The "right way" to lose weight?

I am often surprised by some of the conversations I have with people when it comes to weight loss. Whether they are clients, patients, or other health care professionals things they say about sustainable weight loss can be a surprise, in a very concerning way. What surprises is when they have an unbending idea of what proper weight management should look like. These belief can be founded in high-quality research or based on magical fad dieting promises, either way I am always surprised. Maybe I shouldn't be, but I am. These ideals usually come when they hear about or see someone be successful with weight management in one way or another and convince themselves that must be the holy grail of weight management. 

This can be low-carb, calorie counting, or the idea that avoid talking about weight, calories, or anything but the food guide is the only solution. The real truth is that they are all right, and all wrong. How is that possible? Because there is no one way that will work for all people. This is why so many people fail at diet programs: inflexible thinking and ignoring personal experience. 
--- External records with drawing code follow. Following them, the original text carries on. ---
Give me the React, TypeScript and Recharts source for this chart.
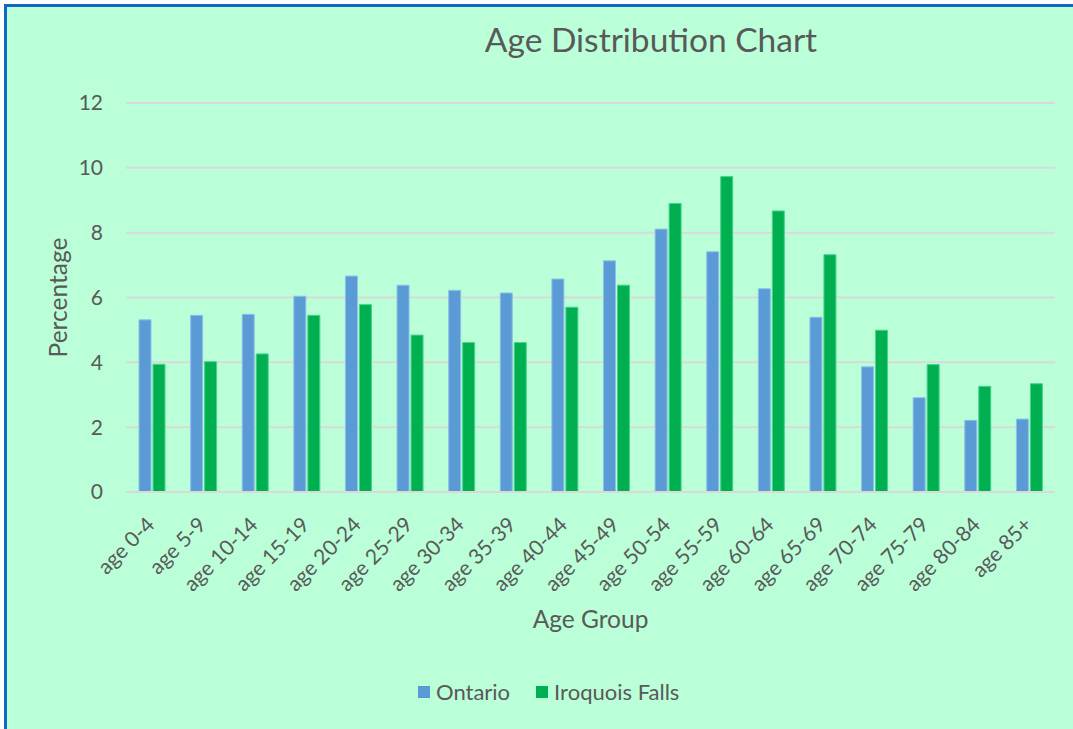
import React from 'react';
import { BarChart, Bar, XAxis, YAxis, CartesianGrid, Legend } from 'recharts';

const categories = ['age 0-4', 'age 5-9', 'age 10-14', 'age 15-19', 'age 20-24', 'age 25-29', 'age 30-34', 'age 35-39', 'age 40-44', 'age 45-49', 'age 50-54', 'age 55-59', 'age 60-64', 'age 65-69', 'age 70-74', 'age 75-79', 'age 80-84', 'age 85+'];
const ontario = [5.31, 5.45, 5.48, 6.04, 6.66, 6.38, 6.22, 6.14, 6.57, 7.13, 8.11, 7.41, 6.27, 5.39, 3.86, 2.91, 2.21, 2.25];
const iroquoisFalls = [3.94, 4.02, 4.26, 5.45, 5.78, 4.84, 4.61, 4.61, 5.70, 6.38, 8.90, 9.73, 8.67, 7.32, 4.99, 3.93, 3.26, 3.34];
const yTicks = [0, 2, 4, 6, 8, 10, 12];

const data = categories.map((c, i) => ({ name: c, ontario: ontario[i], iroquois: iroquoisFalls[i] }));

const FONT = 'Lato, "Open Sans", sans-serif';
const TEXT = '#595959';
const BLUE = '#5B9BD5';
const GREEN = '#00B050';
const GRID = '#D9D9D9';

const XTick = (props: any) => {
  const { x, y, payload } = props;
  const ax = x + 4;
  const ay = y + 34;
  return (
    <text x={ax} y={ay} transform={`rotate(-45, ${ax}, ${ay})`} textAnchor="end" fill={TEXT} fontSize={21} fontFamily={FONT}>
      {payload.value}
    </text>
  );
};

const LegendContent = () => (
  <div style={{ display: 'flex', alignItems: 'center', fontFamily: FONT, fontSize: 22, color: TEXT, lineHeight: '26px', whiteSpace: 'nowrap' }}>
    <span style={{ width: 12, height: 12, background: BLUE, display: 'inline-block', marginRight: 6 }} />
    <span>Ontario</span>
    <span style={{ width: 12, height: 12, background: GREEN, display: 'inline-block', marginLeft: 26, marginRight: 6 }} />
    <span>Iroquois Falls</span>
  </div>
);

export default function App() {
  return (
    <div style={{ position: 'fixed', left: 0, top: 0, width: 1073, height: 729, overflow: 'hidden', background: '#ffffff' }}>
      <div style={{ position: 'absolute', left: 4, top: 4, width: 1080, height: 740, border: '3px solid #1168C0', background: '#BAFFD8' }}>
        <svg width={1070} height={80} style={{ position: 'absolute', left: 0, top: 0 }}>
          <text x={644} y={45} textAnchor="middle" fill={TEXT} fontSize={33.5} fontFamily={FONT}>Age Distribution Chart</text>
        </svg>
        <div style={{ position: 'absolute', left: 0, top: 0 }}>
          <BarChart width={1070} height={730} data={data} margin={{ top: 96, right: 22, bottom: 95, left: 0 }} barSize={12} barGap={2}>
            <CartesianGrid vertical={false} stroke={GRID} strokeWidth={2} />
            <XAxis
              dataKey="name"
              height={150}
              interval={0}
              tickLine={false}
              tickSize={0}
              tickMargin={0}
              axisLine={{ stroke: GRID, strokeWidth: 2 }}
              tick={<XTick />}
              label={{
                content: (p: any) => {
                  const vb = p.viewBox;
                  return (
                    <text x={vb.x + vb.width / 2} y={vb.y + 136} textAnchor="middle" fill={TEXT} fontSize={24.5} fontFamily={FONT}>Age Group</text>
                  );
                },
              }}
            />
            <YAxis
              width={119}
              domain={[0, 12]}
              ticks={yTicks}
              axisLine={false}
              tickLine={false}
              tickSize={0}
              tickMargin={23}
              tick={{ fill: TEXT, fontSize: 21, fontFamily: FONT }}
              label={{
                content: (p: any) => {
                  const vb = p.viewBox;
                  const cx = vb.x + 50;
                  const cy = vb.y + vb.height / 2;
                  return (
                    <text x={cx} y={cy} transform={`rotate(-90, ${cx}, ${cy})`} textAnchor="middle" dominantBaseline="central" fill={TEXT} fontSize={24.5} fontFamily={FONT}>Percentage</text>
                  );
                },
              }}
            />
            <Legend layout="horizontal" verticalAlign="middle" align="center" wrapperStyle={{ top: 672, left: 411, width: 'auto' }} content={<LegendContent />} />
            <Bar dataKey="ontario" name="Ontario" fill={BLUE} stroke="#8CC0EC" strokeWidth={1} isAnimationActive={false} />
            <Bar dataKey="iroquois" name="Iroquois Falls" fill={GREEN} stroke="#45D48C" strokeWidth={1} isAnimationActive={false} />
          </BarChart>
        </div>
      </div>
    </div>
  );
}
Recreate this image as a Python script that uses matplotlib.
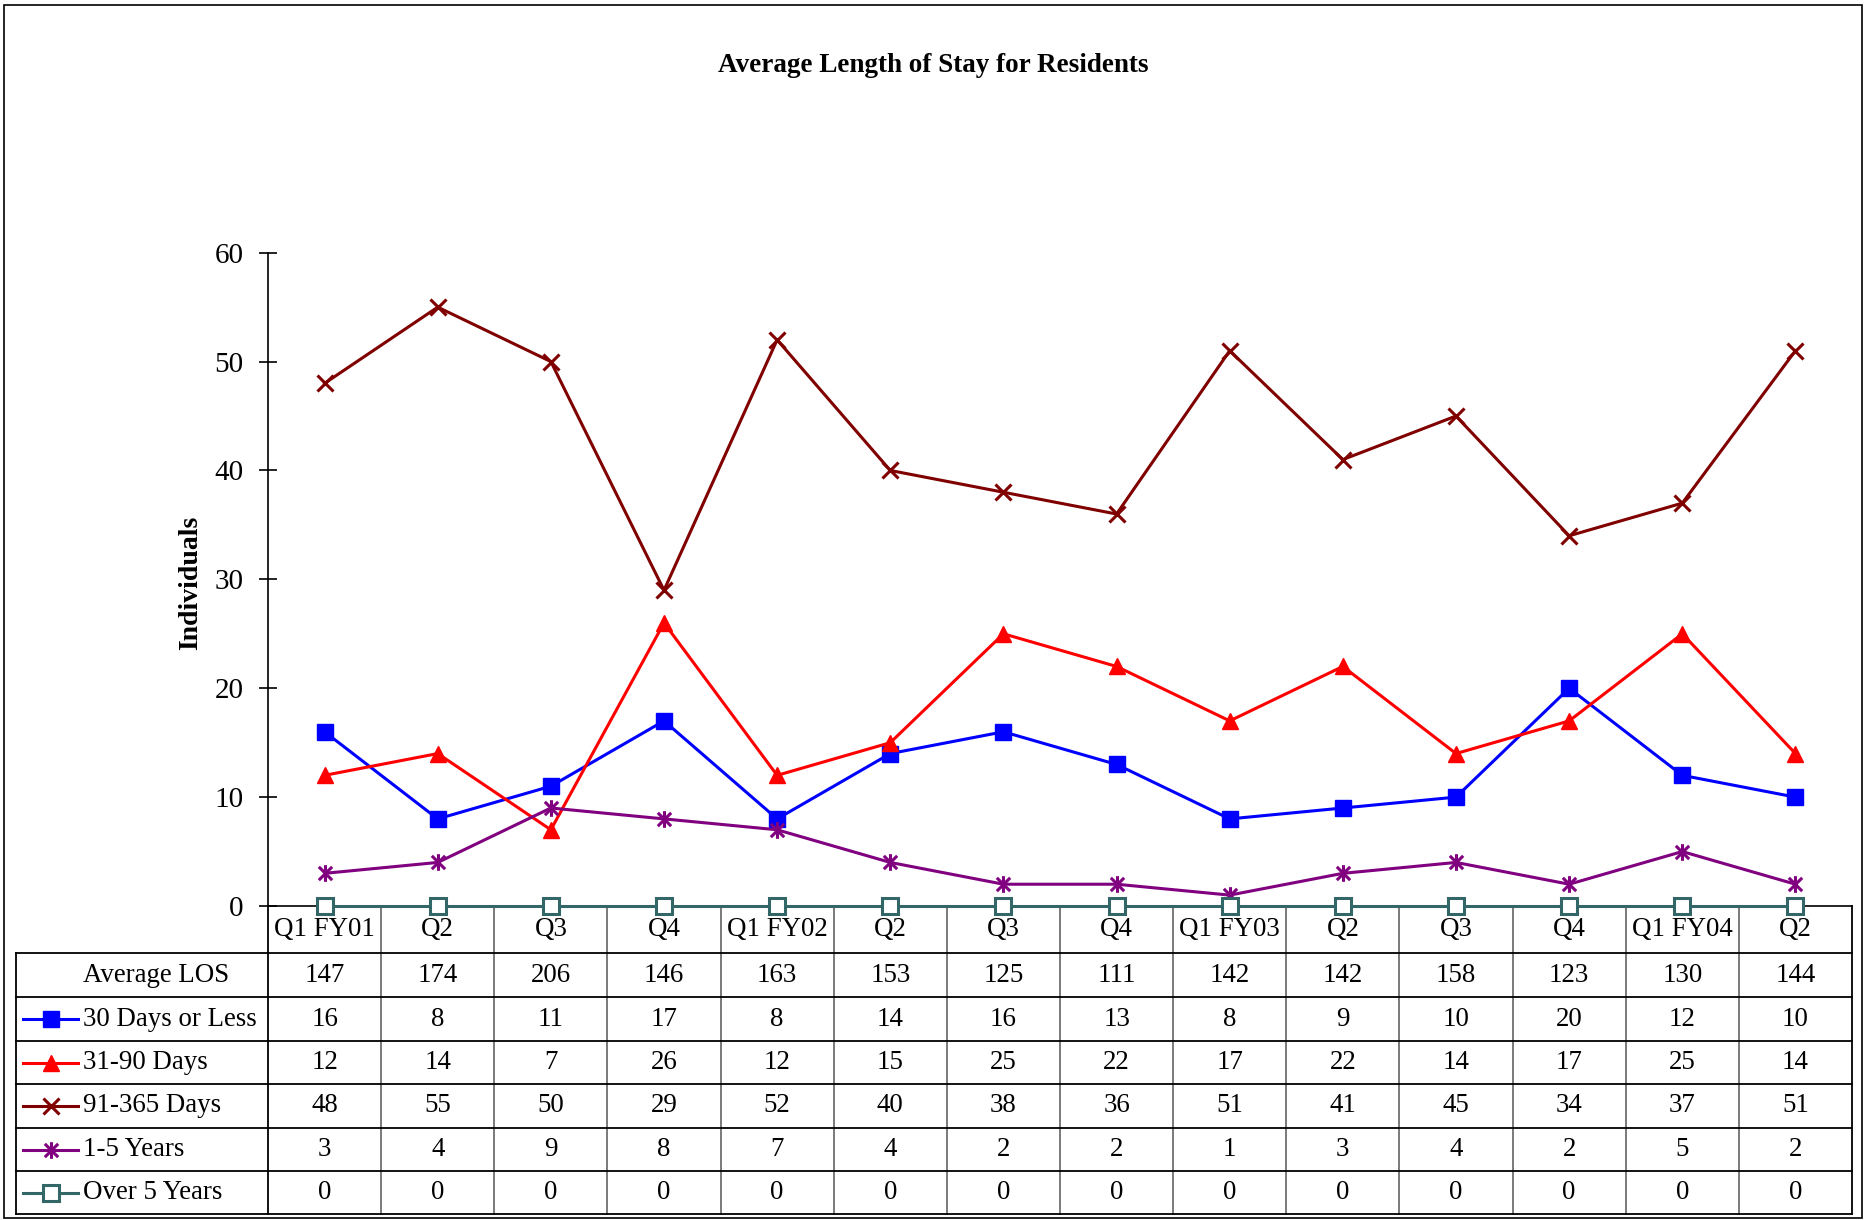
import matplotlib
matplotlib.use("Agg")
import matplotlib.pyplot as plt
import matplotlib.transforms as mtransforms
from matplotlib.lines import Line2D
from matplotlib.patches import Rectangle
from matplotlib.path import Path

plt.rcParams['font.family'] = ['Liberation Serif', 'DejaVu Serif']

# ---------------- data ----------------
categories = ["Q1 FY01", "Q2", "Q3", "Q4", "Q1 FY02", "Q2", "Q3", "Q4",
              "Q1 FY03", "Q2", "Q3", "Q4", "Q1 FY04", "Q2"]
avg_los = [147, 174, 206, 146, 163, 153, 125, 111, 142, 142, 158, 123, 130, 144]
days_30_or_less = [16, 8, 11, 17, 8, 14, 16, 13, 8, 9, 10, 20, 12, 10]
days_31_90 = [12, 14, 7, 26, 12, 15, 25, 22, 17, 22, 14, 17, 25, 14]
days_91_365 = [48, 55, 50, 29, 52, 40, 38, 36, 51, 41, 45, 34, 37, 51]
years_1_5 = [3, 4, 9, 8, 7, 4, 2, 2, 1, 3, 4, 2, 5, 2]
over_5_years = [0, 0, 0, 0, 0, 0, 0, 0, 0, 0, 0, 0, 0, 0]
series_names = ["30 Days or Less", "31-90 Days", "91-365 Days", "1-5 Years", "Over 5 Years"]
y_ticks = [0, 10, 20, 30, 40, 50, 60]

# ---------------- styles ----------------
M, L = Path.MOVETO, Path.LINETO
asterisk = Path([(-1, -1), (1, 1), (-1, 1), (1, -1), (0, -1.25), (0, 1.25)],
                [M, L, M, L, M, L])
styles = [
    dict(color='#0000FF', marker='s', ms=11, mfc='#0000FF', mec='#0000FF', mew=1),
    dict(color='#FF0000', marker='^', ms=12, mfc='#FF0000', mec='#FF0000', mew=1),
    dict(color='#800000', marker='x', ms=12, mfc='#800000', mec='#800000', mew=2.2),
    dict(color='#800080', marker=asterisk, ms=12, mfc='#800080', mec='#800080', mew=2.2),
    dict(color='#336666', marker='s', ms=11, mfc='white', mec='#336666', mew=2.2),
]
series_values = [days_30_or_less, days_31_90, days_91_365, years_1_5, over_5_years]

W, H = 1864, 1220
fig = plt.figure(figsize=(W / 100, H / 100), dpi=100)

def fx(px):
    return px / W

def fy(py):
    return 1 - py / H

ax_left, ax_right, ax_top, ax_bottom = 268, 1852, 252.7, 906
ax = fig.add_axes([fx(ax_left), fy(ax_bottom), fx(ax_right - ax_left), (ax_bottom - ax_top) / H])
ax.set_xlim(-0.5, len(categories) - 0.5)
ax.set_ylim(0, 60)
ax.set_yticks(y_ticks)
ax.set_xticks([])
for s in ['top', 'right']:
    ax.spines[s].set_visible(False)
ax.spines['left'].set_linewidth(1.2)
ax.spines['bottom'].set_linewidth(1.2)
ax.tick_params(axis='y', direction='inout', length=13, width=1.2, labelsize=21, pad=11)
ax.patch.set_alpha(0)

x = list(range(len(categories)))
for vals, st, name in zip(series_values, styles, series_names):
    ax.plot(x, vals, color=st['color'], lw=2.2, marker=st['marker'], ms=st['ms'],
            mfc=st['mfc'], mec=st['mec'], mew=st['mew'], clip_on=False, zorder=3, label=name)

fig.text(fx(191), fy(583), "Individuals", rotation=90, ha='center', va='center',
         fontsize=20, fontweight='bold')
fig.text(fx(933), fy(65), "Average Length of Stay for Residents", ha='center', va='center',
         fontsize=19.5, fontweight='bold')

# ---------------- data table ----------------
tr = mtransforms.blended_transform_factory(ax.transData, fig.transFigure)
row_edges = [906, 953, 997, 1041, 1084, 1128, 1171, 1214]
table_left = 16
n = len(categories)
FS = 19.4

# vertical lines
for i in range(n + 1):
    xi = i - 0.5
    col = '#000000' if i in (0, n) else '#707070'
    ax.add_line(Line2D([xi, xi], [fy(906), fy(1214)], transform=tr, color=col,
                       lw=1.3, clip_on=False))
fig.add_artist(Line2D([fx(table_left), fx(table_left)], [fy(953), fy(1214)], color='black', lw=1.3))
# horizontal lines
for ry in row_edges[1:]:
    fig.add_artist(Line2D([fx(table_left), fx(ax_right)], [fy(ry), fy(ry)], color='black', lw=1.3))

# header
hc = (row_edges[0] + row_edges[1]) / 2
for i, c in enumerate(categories):
    ax.text(i, fy(hc), c, transform=tr, ha='center', va='center', fontsize=FS, clip_on=False)

rows = [avg_los] + series_values
for r, vals in enumerate(rows):
    cy = (row_edges[r + 1] + row_edges[r + 2]) / 2
    for i, v in enumerate(vals):
        ax.text(i, fy(cy), str(v), transform=tr, ha='center', va='center', fontsize=FS, clip_on=False)

# row labels with legend keys
fig.text(fx(83), fy((row_edges[1] + row_edges[2]) / 2), "Average LOS", ha='left', va='center', fontsize=FS)
for r, (name, st) in enumerate(zip(series_names, styles)):
    cy = (row_edges[r + 2] + row_edges[r + 3]) / 2
    fig.add_artist(Line2D([fx(23), fx(78)], [fy(cy), fy(cy)], color=st['color'], lw=2.2))
    fig.add_artist(Line2D([fx(50.5)], [fy(cy)], color=st['color'], lw=0, marker=st['marker'],
                          ms=st['ms'], mfc=st['mfc'], mec=st['mec'], mew=st['mew']))
    fig.text(fx(83), fy(cy), name, ha='left', va='center', fontsize=FS)

# outer border
fig.add_artist(Rectangle((fx(4), fy(1218)), fx(1862 - 4), (1218 - 5) / H, fill=False,
                         edgecolor='black', lw=1.2))

fig.savefig('out.png', dpi=100)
The "right way" to management weight, if I dare to use that term, is by approaching it with flexibility. Looking at what their experience tells them will help them along this life-long journey. A conversation about their lifestyle, life history, and relationship with food will make a great starting point as to what will be a good recipe for their success. This recipe may not agree with your rigid idea of success or may fly in the face of the research you believe in, but that doesn't matter because this about one specific person. 

My experience has taught me that people can be successful in vastly different approaches, and sustain that success. How? because the approaches they use work for them and they are all very different people. Evidence around this exists in the National Weight Control Registry.

So honour yourself, your friends, your family, your clients and patients. Don't instruct a rigid system of weight management - help them use their experience to light the way. Do this by having an honest conversation with them to find out their story: where they have been, where they are, and where they want to go. This will be the guiding light as to what will be the right move forward so that you don't get sucked into the unsustainable approaches.